EXERCISE DETAILS => Pictures stay out. Extract the lines below from the first one through the line with "2008, 2009, 2010];", both included.

·····

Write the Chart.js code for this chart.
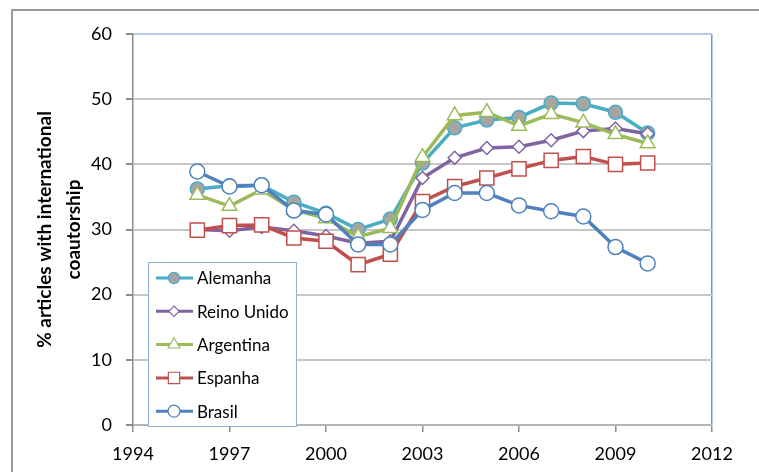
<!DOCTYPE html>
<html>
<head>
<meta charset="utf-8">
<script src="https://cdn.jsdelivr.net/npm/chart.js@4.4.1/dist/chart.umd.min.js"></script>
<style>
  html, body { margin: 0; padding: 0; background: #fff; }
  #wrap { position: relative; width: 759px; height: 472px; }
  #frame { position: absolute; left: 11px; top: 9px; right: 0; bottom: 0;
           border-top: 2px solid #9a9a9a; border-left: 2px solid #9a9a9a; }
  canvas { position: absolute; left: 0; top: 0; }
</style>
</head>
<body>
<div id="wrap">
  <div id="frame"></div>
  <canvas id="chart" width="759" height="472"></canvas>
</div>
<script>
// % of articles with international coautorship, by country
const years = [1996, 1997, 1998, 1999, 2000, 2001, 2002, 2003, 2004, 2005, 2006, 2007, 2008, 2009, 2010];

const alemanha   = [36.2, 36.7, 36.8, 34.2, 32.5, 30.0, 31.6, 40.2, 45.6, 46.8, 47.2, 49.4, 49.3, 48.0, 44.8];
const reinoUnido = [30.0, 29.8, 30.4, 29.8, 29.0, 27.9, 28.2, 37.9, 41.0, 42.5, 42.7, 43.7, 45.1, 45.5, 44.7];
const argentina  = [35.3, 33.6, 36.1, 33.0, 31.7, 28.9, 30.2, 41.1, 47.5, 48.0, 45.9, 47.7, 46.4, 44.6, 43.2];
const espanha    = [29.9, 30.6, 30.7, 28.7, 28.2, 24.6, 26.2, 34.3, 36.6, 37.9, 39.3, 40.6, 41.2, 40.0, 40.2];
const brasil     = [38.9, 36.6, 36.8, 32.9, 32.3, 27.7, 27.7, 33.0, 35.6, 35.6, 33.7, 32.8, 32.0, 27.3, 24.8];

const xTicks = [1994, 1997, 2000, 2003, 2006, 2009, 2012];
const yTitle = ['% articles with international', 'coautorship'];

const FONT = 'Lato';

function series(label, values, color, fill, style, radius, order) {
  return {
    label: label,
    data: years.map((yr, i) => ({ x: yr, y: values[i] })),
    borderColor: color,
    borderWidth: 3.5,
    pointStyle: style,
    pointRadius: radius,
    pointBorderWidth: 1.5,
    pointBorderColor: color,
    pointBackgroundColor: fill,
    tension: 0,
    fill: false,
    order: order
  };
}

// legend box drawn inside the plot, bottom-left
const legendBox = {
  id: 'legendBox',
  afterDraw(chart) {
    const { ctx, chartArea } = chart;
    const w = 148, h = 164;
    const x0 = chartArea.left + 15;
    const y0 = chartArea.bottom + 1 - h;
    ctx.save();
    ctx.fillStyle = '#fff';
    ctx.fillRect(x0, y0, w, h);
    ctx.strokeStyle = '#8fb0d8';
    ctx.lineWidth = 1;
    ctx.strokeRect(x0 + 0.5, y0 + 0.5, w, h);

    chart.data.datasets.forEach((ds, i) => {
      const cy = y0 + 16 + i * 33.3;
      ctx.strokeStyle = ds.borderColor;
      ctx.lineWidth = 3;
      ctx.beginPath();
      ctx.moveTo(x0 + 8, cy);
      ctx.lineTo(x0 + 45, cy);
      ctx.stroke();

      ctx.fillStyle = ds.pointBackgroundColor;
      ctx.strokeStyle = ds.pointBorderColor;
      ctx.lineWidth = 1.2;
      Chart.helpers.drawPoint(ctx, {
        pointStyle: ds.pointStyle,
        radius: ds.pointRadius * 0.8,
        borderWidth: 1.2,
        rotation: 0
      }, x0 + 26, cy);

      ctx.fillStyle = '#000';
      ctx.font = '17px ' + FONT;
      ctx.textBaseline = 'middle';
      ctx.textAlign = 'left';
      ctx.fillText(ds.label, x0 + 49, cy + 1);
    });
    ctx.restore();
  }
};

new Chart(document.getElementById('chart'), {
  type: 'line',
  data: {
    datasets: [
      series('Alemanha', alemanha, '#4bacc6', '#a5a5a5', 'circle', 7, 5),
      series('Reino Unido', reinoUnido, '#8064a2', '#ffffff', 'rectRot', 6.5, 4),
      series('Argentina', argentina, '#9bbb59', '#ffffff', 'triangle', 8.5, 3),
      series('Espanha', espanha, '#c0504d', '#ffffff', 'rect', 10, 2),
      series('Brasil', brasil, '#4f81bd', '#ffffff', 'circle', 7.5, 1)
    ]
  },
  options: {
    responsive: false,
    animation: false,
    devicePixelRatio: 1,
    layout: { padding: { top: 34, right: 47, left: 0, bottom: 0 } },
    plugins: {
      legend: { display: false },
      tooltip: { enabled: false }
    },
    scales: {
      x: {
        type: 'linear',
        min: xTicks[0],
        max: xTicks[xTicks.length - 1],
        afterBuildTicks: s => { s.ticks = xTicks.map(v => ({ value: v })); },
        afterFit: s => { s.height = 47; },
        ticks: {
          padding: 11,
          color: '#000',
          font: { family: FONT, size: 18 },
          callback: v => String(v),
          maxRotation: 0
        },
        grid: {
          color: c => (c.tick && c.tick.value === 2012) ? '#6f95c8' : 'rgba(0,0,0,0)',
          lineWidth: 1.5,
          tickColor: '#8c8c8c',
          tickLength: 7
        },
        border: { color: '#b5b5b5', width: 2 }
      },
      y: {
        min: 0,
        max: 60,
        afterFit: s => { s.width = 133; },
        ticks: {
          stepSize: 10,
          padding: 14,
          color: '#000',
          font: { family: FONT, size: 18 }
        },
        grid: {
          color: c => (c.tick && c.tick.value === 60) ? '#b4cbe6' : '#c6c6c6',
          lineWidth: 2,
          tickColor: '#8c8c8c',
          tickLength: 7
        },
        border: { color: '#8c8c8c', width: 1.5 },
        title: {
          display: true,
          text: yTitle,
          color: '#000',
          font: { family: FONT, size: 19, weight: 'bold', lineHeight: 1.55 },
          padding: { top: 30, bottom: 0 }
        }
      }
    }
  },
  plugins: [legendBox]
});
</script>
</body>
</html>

·····

ANSWER IN FULL =>
Write the Chart.js code for this chart.
<!DOCTYPE html>
<html>
<head>
<meta charset="utf-8">
<script src="https://cdn.jsdelivr.net/npm/chart.js@4.4.1/dist/chart.umd.min.js"></script>
<style>
  html, body { margin: 0; padding: 0; background: #fff; }
  #wrap { position: relative; width: 759px; height: 472px; }
  #frame { position: absolute; left: 11px; top: 9px; right: 0; bottom: 0;
           border-top: 2px solid #9a9a9a; border-left: 2px solid #9a9a9a; }
  canvas { position: absolute; left: 0; top: 0; }
</style>
</head>
<body>
<div id="wrap">
  <div id="frame"></div>
  <canvas id="chart" width="759" height="472"></canvas>
</div>
<script>
// % of articles with international coautorship, by country
const years = [1996, 1997, 1998, 1999, 2000, 2001, 2002, 2003, 2004, 2005, 2006, 2007, 2008, 2009, 2010];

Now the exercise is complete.